= Nativity: A Life Story =

African American Christmas-themed musical

Nativity: A Life Story is an African American Christmas-themed musical based on the Black Nativity written by Langston Hughes, that was intended to become a holiday tradition, appearing annually in various venues in New York City since its inception in the mid-1990s. The performances have been sponsored by the Schomburg Center for Research in Black Culture. Bruce Weber of The New York Times called it "a quirky combination of spiritual fervor, showbiz glamour, African-American pride and a celebration of women".

Created in the mid-1990s, performances were held in a variety of auditoriums in New York City. In 2001, the musical was performed at Riverside Church, where crowds were in excess of the church's capacity of 1,900. Starting in 2002, Nativity found a home at the United Palace Theater, a venue owned by Reverend Ike and the United Christian Evangelistic Association located at 175th Street and Broadway in Washington Heights, Manhattan that provides seating for 3,500 for the three performances presented that year. Howard Dodson announced at the time that the United Palace would be the musical's permanent home. The show was created by Harold Wheeler and Hattie Winston, together with producer James Stovall, who was executive director of the Ministry of the Arts & Culture at the Palace Theater. "Black Nativity", a gospel song-play by Langston Hughes first performed in 1961, was a major inspiration for Nativity. The show's producers planned for the show to become an annual tradition to rival the Christmas show at Radio City Music Hall and A Christmas Carol at the Theater at Madison Square Garden, though Weber in his 2002 review felt it "doesn't yet have the polish of its downtown cousins".
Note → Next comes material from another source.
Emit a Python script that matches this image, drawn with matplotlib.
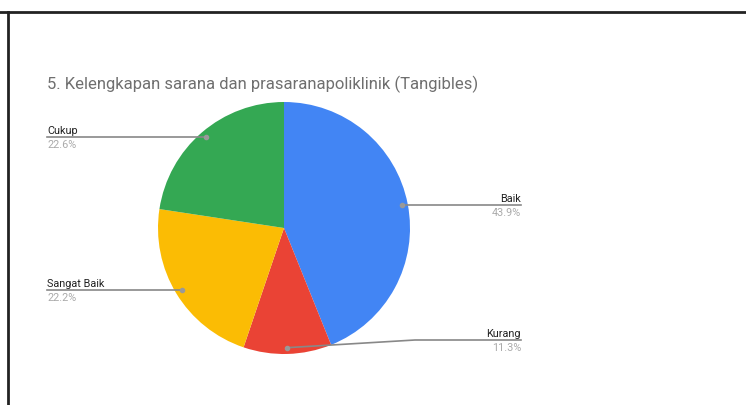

The 2002 production of Nativity featured a cast accompanied by three choirs and a company that totaled 125 performers. Several of the performers had appeared in Nativity in several previous year's productions, with Ebony Jo-Ann and Lillias White having contract clauses written into their agreements to perform elsewhere guaranteeing that they would be allowed to perform in Nativity. White, who performed the spiritual "No Room" said that "This is something I absolutely have to do every year". BeBe Winans, who played Joseph, and Stephanie Mills as Mary did a duet of Joseph Joubert's "Love Is a Miracle". The song "Have You Heard About the Baby" was performed by an a cappella trio led by Freddie Jackson. Composer William L. Dawson's hymn "Behold the Star" was led by Priscilla Baskerville together with the Ebony Ecumenical Ensemble and the Broadway Inspirational Voices. Narration was provided by Denise Burse, Keith David and Phylicia Rashad. The closing number is "Spread the Word", described as "a rollicking gospel chorale" that had "the audience was on its feet and roaring as though a rock concert was ending" serving as "a fitting conclusion to this grandly spirited and wholly contemporary show, whose creators have persevered with a faith of their own".

A 2003 review recognized the "powerful singing voices" and "dance that delivers the goose bumps", but said that "the production values are reminiscent of an elementary-school pageant, rickety scenery and all". Two performances of Nativity were presented in December 2006 at the nightclub Joe's Pub, featuring George Faison and Lillias White.